The following info is from NAC’s page about station churches: http://www.pnac.org/station-churches/the-roman-station-liturgy/
Had we come to this church when it was first built we would still have been able to hear the sounds of chariots and the crowd inside the nearby Circus Maximus, one of the great symbols of the Roman Empire. Now the stadium, like the empire that built it, is nothing more than ruins and memory, while the Faith it strove to crush by the execution of martyrs like St. Anastasia is still here. Little remains of factual history of her story, other than remembering her martyrdom in Sirmium, in modern day Serbia. Her cult arrived in Rome towards the end of the fifth century from Constantinople.
This was originally a district of Roman houses and shops, part of which was demolished to build a small, Greek cross plan church by Pope St. Damasus in the late fourth century. It is possible that this church was originally sponsored by a member of the Imperial family named Anastasia and named in her honor, later being rededicated in honor of St. Anastasia when devotion to her spread to Rome. Another saint associated with this church is St. Jerome. There is a tradition that when staying in Rome he would often celebrate Mass here, possibly because he came from the same region as St. Anastasia. Around the year 500, the nave was extended, giving the church approximately the same dimensions it has today.

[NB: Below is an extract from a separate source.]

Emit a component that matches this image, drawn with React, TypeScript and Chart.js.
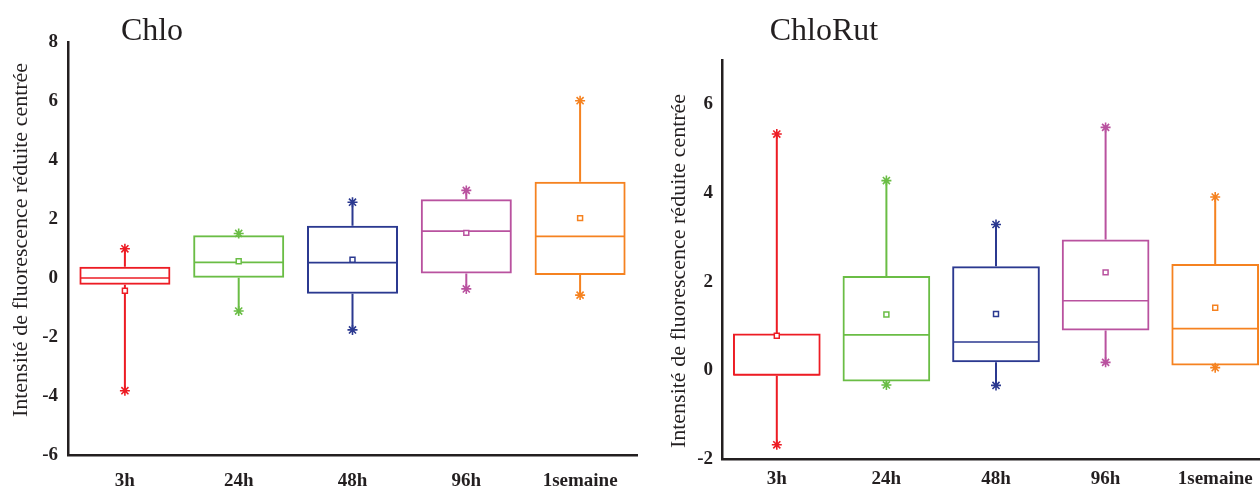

The unequal width of the aisles, with the right being slightly wider, is a result of older structures being used as foundations for this addition. As the practice of stational Masses during Lent developed, this was assigned as the collectum for the procession to St. Sabina, and as a result, the processional crosses used for the stational processions were kept here when not in use. Another role of the church during this period was as the chapel to the exarch (governor and representative) in Rome of the Byzantine Emperor, who lived on the Palatine Hill. As a result of this, the pope would come to personally celebrate Mass here on Christmas morning, which was also the feast of St. Anastasia.
Pope Leo III refurbished the church at the turn of the ninth century, and with an ambo being given by Innocent III in 1210. Remains of the original Roman and Gothic windows of the right clerestory can still be seen if one looks back to the church from the area of the Circus Maximus. Sixtus IV undertook a renovation from 1471-1484, which was followed by another in 1510. This presaged a wave of additions and changes over the next two centuries. In 1580, the chapel off of the right aisle was added. Five years later the high altar was constructed, being moved to its present location in 1644. The chapel off the left aisle, balancing that across the nave, was added in 1615, and the current façade was constructed from 1634 to 1640. Finally, the interior underwent a massive renovation in 1721-1722, giving it the appearance it has today. The pillars separating the nave from the aisles were reconfigured, and the walls and ceiling covered with stucco decoration. Minor restorations were carried out in the course of the nineteenth century.